Prosecutors have not publicly detailed the cooperation that they are seeking from UMC against Fujian Jinhua. UMC declined to answer questions.
Investigations into three UMC employees who are allegedly involved in the case would continue, the justice department said.
According to the evidence admitted in connection with the guilty plea, the three employees — Steven Chen (陳正坤), Ho Chien-ting (何建廷) and Wang Yung-ming (王永銘) — all worked at Micron Taiwan before joining UMC.
Chen, who had been president at Micron Taiwan and was made senior vice president at UMC, brokered a deal with Fujian Jinhua to develop DRAM technology for the Chinese firm.
He then recruited Ho and Wang, who were still working at Micron as engineers, to join UMC.
Prior to leaving their jobs, Ho and Wang stole trade secrets from Micron and took them to UMC.
Wang, in particular, made adjustments to the DRAM technology they were developing at UMC based on the confidential information from Micron, the justice department said.
After UMC’s IT department found the stolen property on Ho’s computer, Chen approved the issuance of two “off network” laptops that allowed UMC employees to access confidential Micron information without being detected by UMC’s IT department.
When Taiwanese authorities began investigating the case, Ho and Wang asked another UMC employee to hide “papers, notes, USB drives, a personal phone and a laptop computer while the local authorities executed their search warrants,” the justice department said.
The justice department in 2018 formally charged UMC and Fujian Jinhua, as well as Chen, Ho and Wang, with crimes related to conspiracy to steal, convey and possess stolen trade secrets from a US firm.
UMC yesterday said that the company was glad to have reached an agreement with the US government.
“UMC takes full responsibility for the actions of its employees and we are pleased to have reached an appropriate resolution regarding this matter,” it said in a statement.
Micron said in a statement that it would continue to seek “full restitution” from UMC in a separate, ongoing civil lawsuit.
Neal Stephens, a lawyer for Micron, told US District Judge Maxine Chesney that with the resolution of the criminal case against UMC, Micron would push forward with its civil trade-secrets case against the company, which had been put on hold.
UMC has opposed reopening the case, Stephens said.
Still unknown is how much more money UMC might ultimately pay.
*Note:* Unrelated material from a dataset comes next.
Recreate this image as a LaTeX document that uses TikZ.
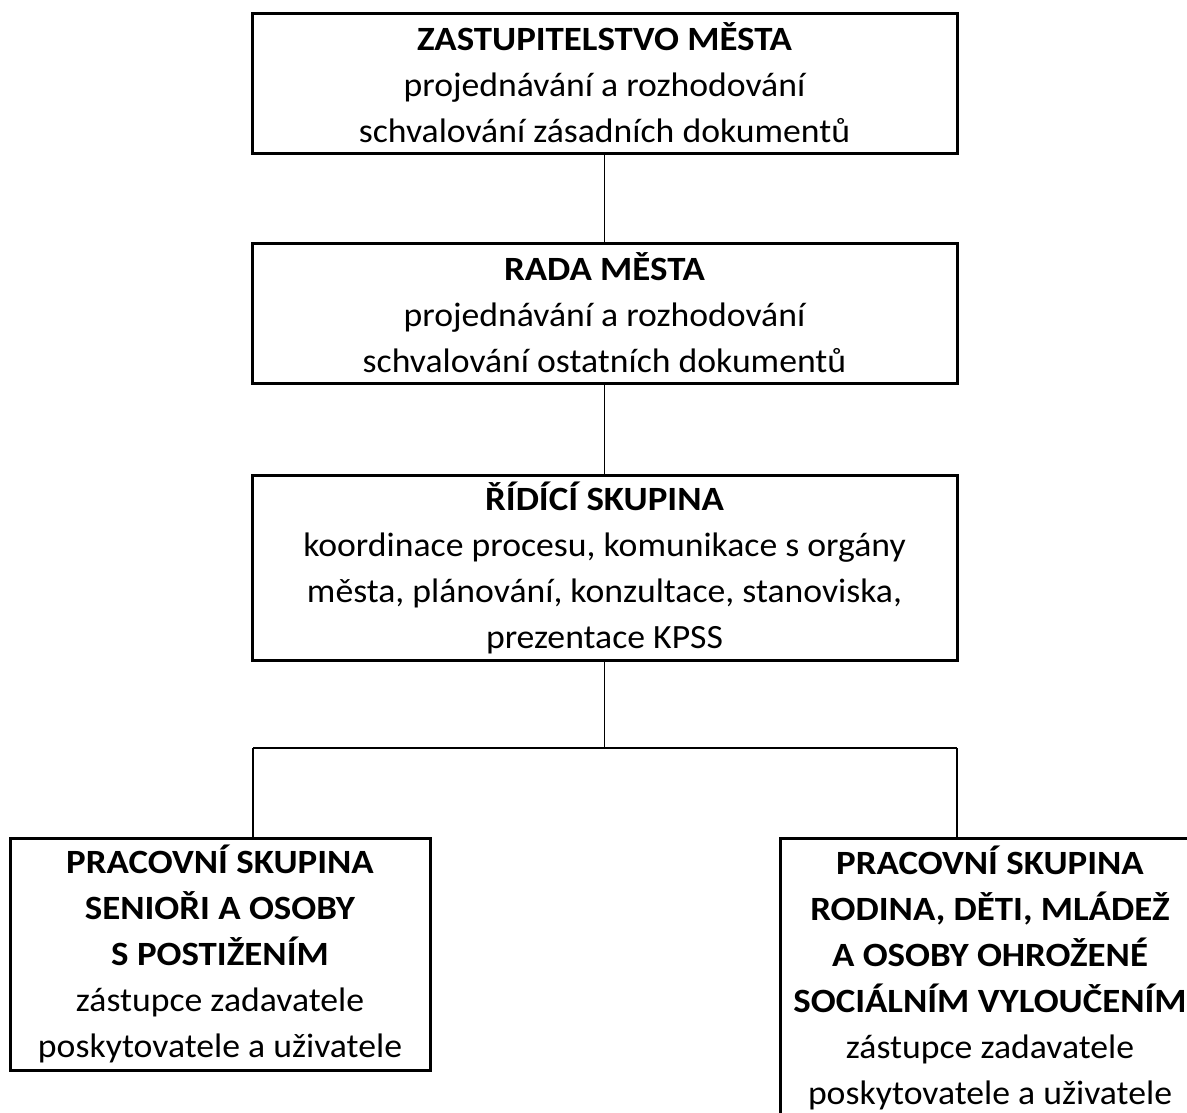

In addition to the US fine, Micron would seek to make UMC pay restitution for the loss and damages caused by the theft.
The firms agreed that the sum would be argued in the civil suit, because there is a “great gulf and disparity” between what the two sides believe the value to be, said Leslie Caldwell, a lawyer for UMC.
A lawsuit against UMC in Taiwan about the same matter is still ongoing.